Sounds like nothing changes!
At the end of the year they tot up the inmdividual points and see which house wins. Sadly DS is very vocal and probably already voiced his disillusion in the system!
You called them 'house points' - is that as in 'there is a competition between Red House,Yellow House and Blue House'? (or lions, tigers and bears or whatever they call the Houses)
Can you go in with the line of "DS thinks he is letting the House down, what can he do to get more points? For the team, you understand."
What a bummer! He did even suggest 'messing about like X or Y to get a point for being good'. He didn't even get points for winning school competitions - hell, they weren't even mentioned in the school newsheet (the 'bad kids' fart and they get a profile!).
I hate the whole 'reward bad behaviour and sooks' regime. My primary school teacher really hated me and used to complain - in front of me - that I shouldn't really be in the top set (even though I was usually top/second in the class) even though I was over a year younger that the other kids (squeaked into school and was put up a year). She couldn't really move me but really made me feel thick. If she had bothered her arse with me rather that knock my confidence and belief in myself, I'd be running NASA by now! Or at least have a proper job.
You know the 'manky' kids will only break their nice shiny new toys!
I don't know whether it's worth a mention to his teacher or not. She seems nice enough and gave a glowing report at parents' evening.
DS (year 8) came home from Celebration Assembly this week having had to watch the troublesome kids each get given an iPod Touch for being less manky than normal.
He, who is never manky, got nothing.
And I cannot afford to buy him one.
One of the manky kids ALREADY had one.
School reward / management systems are the first real insight kids have that life is not fair to the well behaved.
C'est la vie
What year is your DS? In my experience it doesn't take long for DC to have no interest in these type of scheme at all regardless of where they are situated in the points scoring system .......
If it is not bothering him, I would forget about it.
Sooooo, we have a system where the kids earn house points.
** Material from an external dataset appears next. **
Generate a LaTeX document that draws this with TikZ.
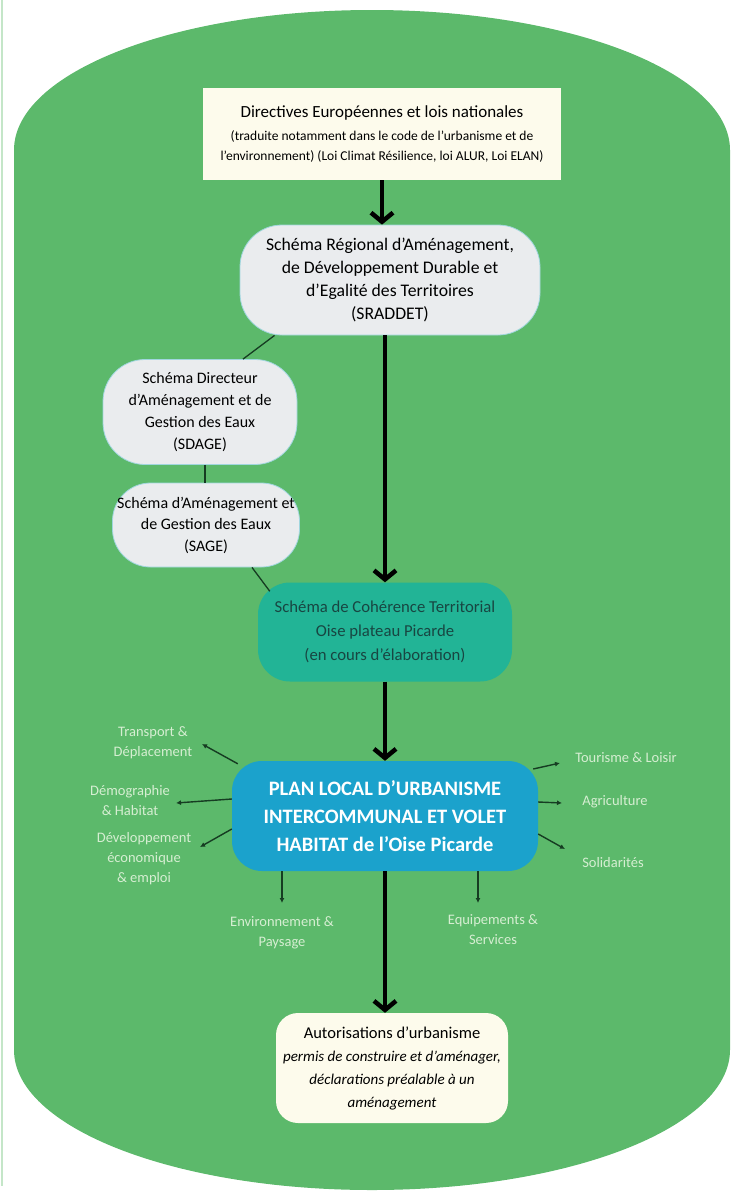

Each week they are counted up.
For the past two years DS (8) has been doing really well with points. He is quite polite, helpful and does his work well and gets good marks. He was usually neck and neck with his best pal in the point league.
This year, he is lucky to get two or three in a week, there are a small number of children (one his best pal) who get over 20 almost every week, same kids. He doesn't get any red points (which are bad ones). Even the kids who have 'challenging' behaviour issues are wiping the floor with him. Some of it is very unfair (kids who do a certain lesson can double their points in this class alone, as they teacher is very generous with points).
The question is - do I ask the teacher of there is an issue with his behaviour or work, or just assume that a) he is just keeping his head down and getting on with his work, b) his work is 'ok' and his behaviour average (which would make the last two years seem a bit odd), or c) teacher just doesn't like him. I think she may have noticed me eyeing the chart when I drop him off in the mornings.
Am I being over sensitive? He is getting a bit unmotivated by it, so not sure what the point of the Points are! I hate the system and remember hating it at school and I got so many red ones for talking in class!